Miller v. Watson

129 F. Supp. 241 | D.D.C. | 1955

HOLTZOFF, District Judge.

This is an action against the Commissioner of Patents, under 35 U.S. Code, § 145, formerly known as Section 4915 of the Revised Statutes, to adjudge that the applicant is entitled to receive a patent for his invention.

The application involved in this action is Serial No. 626,631, filed on November 5, 1945. The invention relates to the art of coating metal sheets of the type used in the manufacture of cans with a thin, infinitesimally thin, layer of oil. The specific invention which the applicant claims as his own consists of passing the oil through an eletrostatic field, causing it to be charged with electricity, spraying it on the metal sheet, causing the particles to be deposited thereon and spreading them by means of this electric charge in such a way that they eventually form a continuous layer.

The application comprised two sets of claims, some relating to the apparatus and others relating to the process. Some of the apparatus claims have been allowed. The process claims were rejected and are presented for the consideration of this Court in this action. The Examiner rejected the process *242claims as not constituting an invention over prior art. His decision was affirmed by the Board of Appeals of the Patent Office in a rather elaborate, well reasoned opinion. The invention consists of three aspects. First, there is the use of dielectric material with which to coat the metal sheets. The purpose of utilizing dielectric material is to make it possible to charge the material with electricity from the electrostatic field. The Court is of the opinion, however, that the use of dielectric material for this purpose is sufficiently disclosed in the prior patent to Wintermute, Serial No. 106,863, issued on November 12, 1940. In the specification of that patent it is stated that the invention “is of special value in the deposition of poorly conducting materials to form coatings or impregnations upon a base material”. This clearly is a disclosure of the use or desirability of employing dielectric materials. To be sure, Wintermute does not show the reason for using the dielectric material or the result that is attained from its use, but in order to obtain a patent on an invention it is well settled that the applicant need not appreciate or realize the result or the potential use or purpose for which his device or process may be applied. Neither does he need to understand scientifically the manner of its operation or why and how it attains its result. This was well illustrated in the famous controversy between De Forest and Armstrong over the rights to the “feed back” circuit, in which the palm of victory was awarded by the Supreme Court to De Forest, who was the prior inventor but who did not realize, admittedly, the significance of his invention at the time that he made it.1

The second feature of the invention, which the applicant claims is novel with him, is maintaining an electrostatic field, causing the particles of oil or other similar substance, after they hit or are deposited on the plate, to become flattened and to coalesce into a continuous film. Again the use of an electrostatic field for the general purpose for which it is employed here is disclosed in the prior art. It is shown not only in the patent to Wintermute, to which reference has been made, but also in the patent to Pugh, Serial No. 1,855,869, dated April 26, 1932; and the patent to Ransburg, Serial No. 2,344,648, dated November 16, 1943. The fact that these patents do not disclose the result attained does not detract from their weight as prior art for the same reason as that which has just been referred to in connection with the disclosure of the Wintermute patent.

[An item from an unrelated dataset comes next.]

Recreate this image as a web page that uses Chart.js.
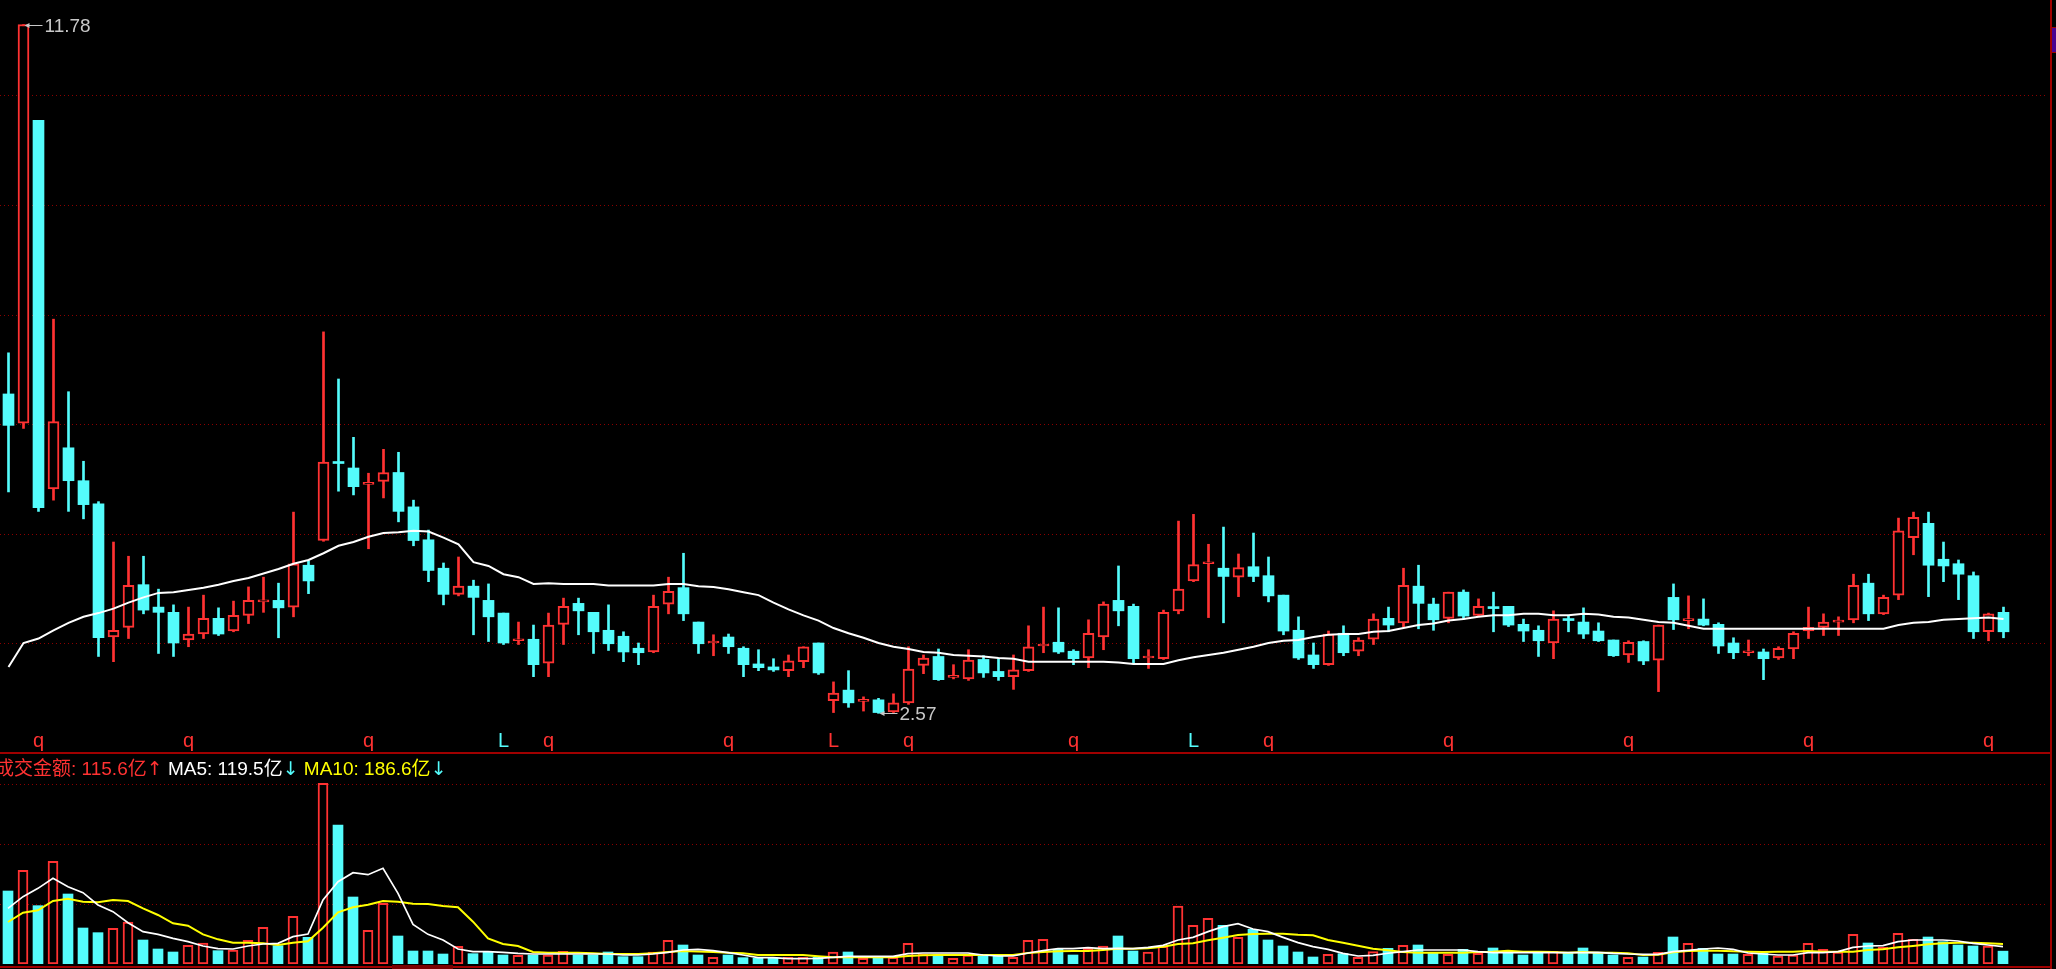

The third and last feature of the invention is that the particles to be deposited on the plates should be low enough in number that they would not coalesce in the absence of the electrostatic forces acting on their charged surface portions. The Board of Appeals of the Patent Office indicates that this statement is not sufficiently definite and precise to make it practical for persons reasonably skilled in the art to practice the invention without first experimenting as to just how large or how low the number of particles should be. Moreover, it is doubtful whether this step is anything more than one that could be taken by any one reasonably skilled in the art rather than being a product of the inventive faculty.

It has been shown that the applicant has licensed his invention and that it has been put to considerable commercial use. It further appears that the applicant or his assignee has received considerable income in the nature of royalties. The significance of this circumstance, however, becomes unimportant when we bear in mind the fact that the apparatus claims have been allowed and for all that appears the reason for the royalties may be the apparatus claims which are ready to be matured into a patent rather than the process claims which have been rejected by both tribunals of the Patent Office.

*243Finally, the Court must bear in mind that the burden is on the plaintiff to show error on the part of the Patent Office. This is especially true if the matter involved is of a highly technical nature such as is presented here.

The Court is able to find no error in the action of the Patent Office, but even without this presumption, the Court would arrive at the same conclusion as that which was reached by the tribunals of the Patent Office.

Accordingly, the Court will render judgment in favor of the defendant, dismissing the complaint on the merits.

A transcript of this decision may serve in the place of formal findings of fact and conclusions of law.

You may submit a proposed judgment.

. Radio Corporation of America v. Radio Engineering Laboratories, Inc., 293 U.S. 1, 14, 55 S.Ct. 928, 79 L.Ed. 163.